Der Artenschutz sei eine gesamtgesellschaftliche Aufgabe. „Je mehr Menschen etwas unternehmen, desto mehr bewirkt man. Grundsätzlich kann jeder etwas für die Artenvielfalt tun", sagt Poloczek.

Statt Geranien und Stiefmütterchen könnten Berlinerinnen und Berliner einheimische Pflanzen, wie Wilder Salbei, Gundermann und Margeriten, pflanzen. Diese produzieren auch Nektar für Bienen. Im Garten soll man der Natur Raum lassen und schauen, was sich natürlicherweise entfaltet.

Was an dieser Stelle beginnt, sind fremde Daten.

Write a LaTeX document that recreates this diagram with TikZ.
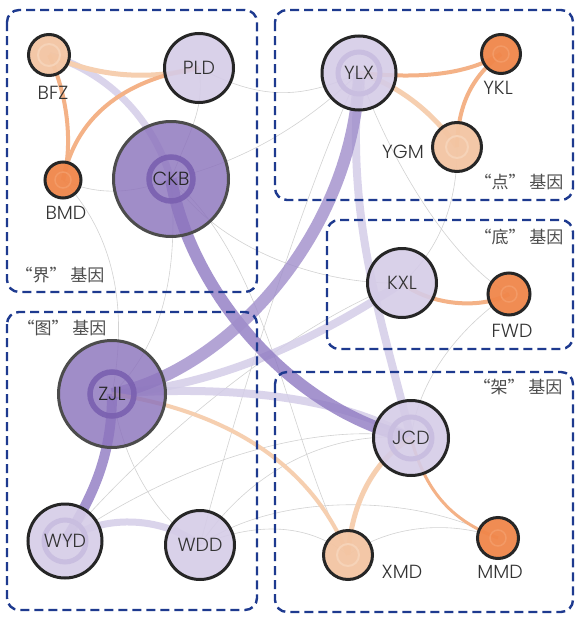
\documentclass[tikz,border=0pt]{standalone}
\usepackage{fontspec}
\newfontfamily\labfont{Poppins Light}
\newfontfamily\cjkfont{Noto Sans CJK SC}
\pgfdeclarelayer{bglayer}
\pgfdeclarelayer{edgelayer}
\pgfsetlayers{bglayer,edgelayer,main}
\definecolor{lav}{HTML}{D5CCE7}
\definecolor{purp}{HTML}{8C74BD}
\definecolor{purpring}{HTML}{7A60B0}
\definecolor{lavring}{HTML}{C9BEE0}
\definecolor{peach}{HTML}{F3C5A3}
\definecolor{peachring}{HTML}{F6D3B8}
\definecolor{orng}{HTML}{F0864A}
\definecolor{orngring}{HTML}{F39A66}
\definecolor{navy}{HTML}{1E3A8F}
\definecolor{edgep}{HTML}{8F7AC2}
\definecolor{edgepale}{HTML}{D4CDE8}
\definecolor{edgeor}{HTML}{F4B287}
\definecolor{edgepe}{HTML}{F6CFB0}
\definecolor{thinc}{HTML}{D2D2D2}
\definecolor{txt}{HTML}{333333}
\begin{document}
\begin{tikzpicture}[x=1pt,y=-1pt,
  nbase/.style={circle,inner sep=0pt,line width=3pt,text opacity=1,text=txt,
    font=\labfont\fontsize{19}{19}\selectfont},
  nlight/.style={nbase,draw=black!85,fill=lav,fill opacity=0.9},
  nlightring/.style={nlight,path picture={\draw[lavring,line width=5pt]
    (path picture bounding box.center) circle (21pt);}},
  npurple/.style={nbase,draw=black!70,fill=purp,fill opacity=0.82,text=black!85,
    path picture={\draw[purpring,line width=5.5pt,opacity=0.9]
    (path picture bounding box.center) circle (22pt);}},
  npeach/.style={nbase,draw=black!85,fill=peach,fill opacity=0.95,
    path picture={\draw[peachring,line width=2pt]
    (path picture bounding box.center) circle (11pt);}},
  norange/.style={nbase,draw=black!85,fill=orng,fill opacity=0.95,
    path picture={\draw[orngring,line width=1.5pt]
    (path picture bounding box.center) circle (8pt);}},
  tlab/.style={inner sep=0pt,text=txt,font=\labfont\fontsize{19}{19}\selectfont},
  glab/.style={inner sep=0pt,text=black!70,font=\cjkfont\fontsize{17}{17}\selectfont},
  gbox/.style={draw=navy,line width=2.4pt,dash pattern=on 9pt off 5pt,rounded corners=12pt},
  ethickp/.style={draw=edgep,line width=12pt,opacity=0.8},
  epale/.style={draw=edgepale,line width=8pt,opacity=0.85},
  eorange/.style={draw=edgeor,line width=4pt},
  epeach/.style={draw=edgepe,line width=5pt},
  ethin/.style={draw=thinc,line width=0.6pt}
]
\begin{pgfonlayer}{bglayer}
\fill[white] (0,0) rectangle (588,621);
\end{pgfonlayer}
\useasboundingbox (0,0) rectangle (588,621);

% group boxes
\draw[gbox] (7,10) rectangle (257,292);
\draw[gbox] (275,10) rectangle (573,200);
\draw[gbox] (327,220) rectangle (573,349);
\draw[gbox] (7,312) rectangle (257,610);
\draw[gbox] (275,372) rectangle (573,612);

% group labels
\node[glab] (gjie) at (60,275) {“界” 基因};
\node[glab] (gdian) at (519,182) {“点” 基因};
\node[glab] (gdi) at (519,237) {“底” 基因};
\node[glab] (gtu) at (62,328) {“图” 基因};
\node[glab] (gjia) at (518,387) {“架” 基因};

% nodes
\node[npeach,minimum size=41pt] (BFZ) at (49,55) {};
\node[nlight,minimum size=69pt] (PLD) at (199,68) {PLD};
\node[norange,minimum size=36pt] (BMD) at (63,180) {};
\node[npurple,minimum size=115pt] (CKB) at (171,179) {CKB};
\node[nlightring,minimum size=74pt] (YLX) at (359,73) {YLX};
\node[norange,minimum size=39pt] (YKL) at (501,54) {};
\node[npeach,minimum size=49pt] (YGM) at (457,147) {};
\node[nlight,minimum size=69pt] (KXL) at (402,283) {KXL};
\node[norange,minimum size=42pt] (FWD) at (509,294) {};
\node[npurple,minimum size=107pt] (ZJL) at (112,394) {ZJL};
\node[nlightring,minimum size=74pt] (WYD) at (65,541) {WYD};
\node[nlight,minimum size=69pt] (WDD) at (200,545) {WDD};
\node[nlightring,minimum size=75pt] (JCD) at (411,438) {JCD};
\node[npeach,minimum size=49pt] (XMD) at (348,555) {};
\node[norange,minimum size=41pt] (MMD) at (498,538) {};

% outside labels
\node[tlab] (lBFZ) at (53,93) {BFZ};
\node[tlab] (lBMD) at (66,213) {BMD};
\node[tlab] (lYKL) at (498,88) {YKL};
\node[tlab] (lYGM) at (403,152) {YGM};
\node[tlab] (lFWD) at (512,331) {FWD};
\node[tlab] (lXMD) at (402,572) {XMD};
\node[tlab] (lMMD) at (500,572) {MMD};

\begin{pgfonlayer}{edgelayer}
% thin grey links
\draw[ethin] (PLD.center) .. controls (260,100) and (300,100) .. (YLX.center);
\draw[ethin] (CKB.center) .. controls (250,160) and (310,120) .. (YLX.center);
\draw[ethin] (CKB.center) .. controls (220,250) and (320,285) .. (KXL.center);
\draw[ethin] (PLD.center) .. controls (205,110) and (190,130) .. (CKB.center);
\draw[ethin] (BMD.center) .. controls (95,195) and (130,195) .. (CKB.center);
\draw[ethin] (BMD.center) .. controls (110,230) and (130,300) .. (ZJL.center);
\draw[ethin] (CKB.center) .. controls (178,260) and (168,340) .. (ZJL.center);
\draw[ethin] (YLX.center) .. controls (300,200) and (230,430) .. (WDD.center);
\draw[ethin] (YLX.center) .. controls (390,160) and (450,260) .. (FWD.center);
\draw[ethin] (YGM.center) .. controls (458,200) and (440,250) .. (KXL.center);
\draw[ethin] (FWD.center) .. controls (470,320) and (420,370) .. (JCD.center);
\draw[ethin] (WYD.center) .. controls (180,460) and (320,420) .. (JCD.center);
\draw[ethin] (WYD.center) .. controls (160,430) and (300,320) .. (KXL.center);
\draw[ethin] (WDD.center) .. controls (250,470) and (330,430) .. (JCD.center);
\draw[ethin] (WDD.center) .. controls (280,490) and (420,495) .. (MMD.center);
\draw[ethin] (WDD.center) .. controls (260,520) and (310,525) .. (XMD.center);
\draw[ethin] (XMD.center) .. controls (390,525) and (450,520) .. (MMD.center);
\draw[ethin] (ZJL.center) .. controls (125,470) and (160,520) .. (WDD.center);
\draw[ethin] (CKB.center) .. controls (270,260) and (290,450) .. (XMD.center);
% pale lavender links
\draw[epale] (ZJL.center) .. controls (230,385) and (330,330) .. (KXL.center);
\draw[epale] (ZJL.center) .. controls (220,385) and (340,395) .. (JCD.center);
\draw[epale] (YLX.center) .. controls (345,220) and (382,320) .. (JCD.center);
\draw[epale,line width=7pt] (BFZ.center) .. controls (100,70) and (150,110) .. (CKB.center);
\draw[epale,line width=7pt] (WYD.center) .. controls (100,515) and (160,515) .. (WDD.center);
% strong purple links
\draw[ethickp] (CKB.center) .. controls (190,290) and (290,410) .. (JCD.center);
\draw[ethickp,draw=edgep!85] (ZJL.center) .. controls (230,370) and (355,230) .. (YLX.center);
\draw[ethickp,line width=10pt] (ZJL.center) .. controls (112,460) and (90,500) .. (WYD.center);
% orange / peach links
\draw[epeach] (BFZ.center) .. controls (100,78) and (150,80) .. (PLD.center);
\draw[eorange] (BFZ.center) .. controls (70,100) and (72,150) .. (BMD.center);
\draw[eorange] (BMD.center) .. controls (75,120) and (120,80) .. (PLD.center);
\draw[eorange] (YLX.center) .. controls (430,80) and (470,72) .. (YKL.center);
\draw[epeach] (YLX.center) .. controls (400,85) and (435,115) .. (YGM.center);
\draw[eorange] (YKL.center) .. controls (475,75) and (458,100) .. (YGM.center);
\draw[eorange] (KXL.center) .. controls (430,305) and (480,310) .. (FWD.center);
\draw[epeach,line width=4pt] (ZJL.center) .. controls (220,410) and (310,460) .. (XMD.center);
\draw[epeach] (JCD.center) .. controls (375,460) and (352,500) .. (XMD.center);
\draw[eorange,line width=3pt] (JCD.center) .. controls (425,490) and (450,520) .. (MMD.center);
\end{pgfonlayer}
\end{tikzpicture}
\end{document}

„Das Artensterben findet vor unserer eignen Haustür statt - das ist vielen nicht bewusst", sagt Poloczek. Sollte man seiner Meinung nach mehr über Pflanzen wie das Leberblümchen sprechen? „Es ist eine Strategie, dass wir beim Artenschutz eher über größere Tiere sprechen, anstatt über Pilze und Pflanzen", so Poloczek. Das habe einen entscheidenden Grund, erklärt der Naturschützer. Denn wenn man den Lebensraum eines bekannten Tieres, etwa des Luchses, schütze, dann sichere man gleichzeitig ihre Lebensräume und damit auch die anderen dort beheimateten Arten: Insekten, Pilze, Flechten - und das Leberblümchen.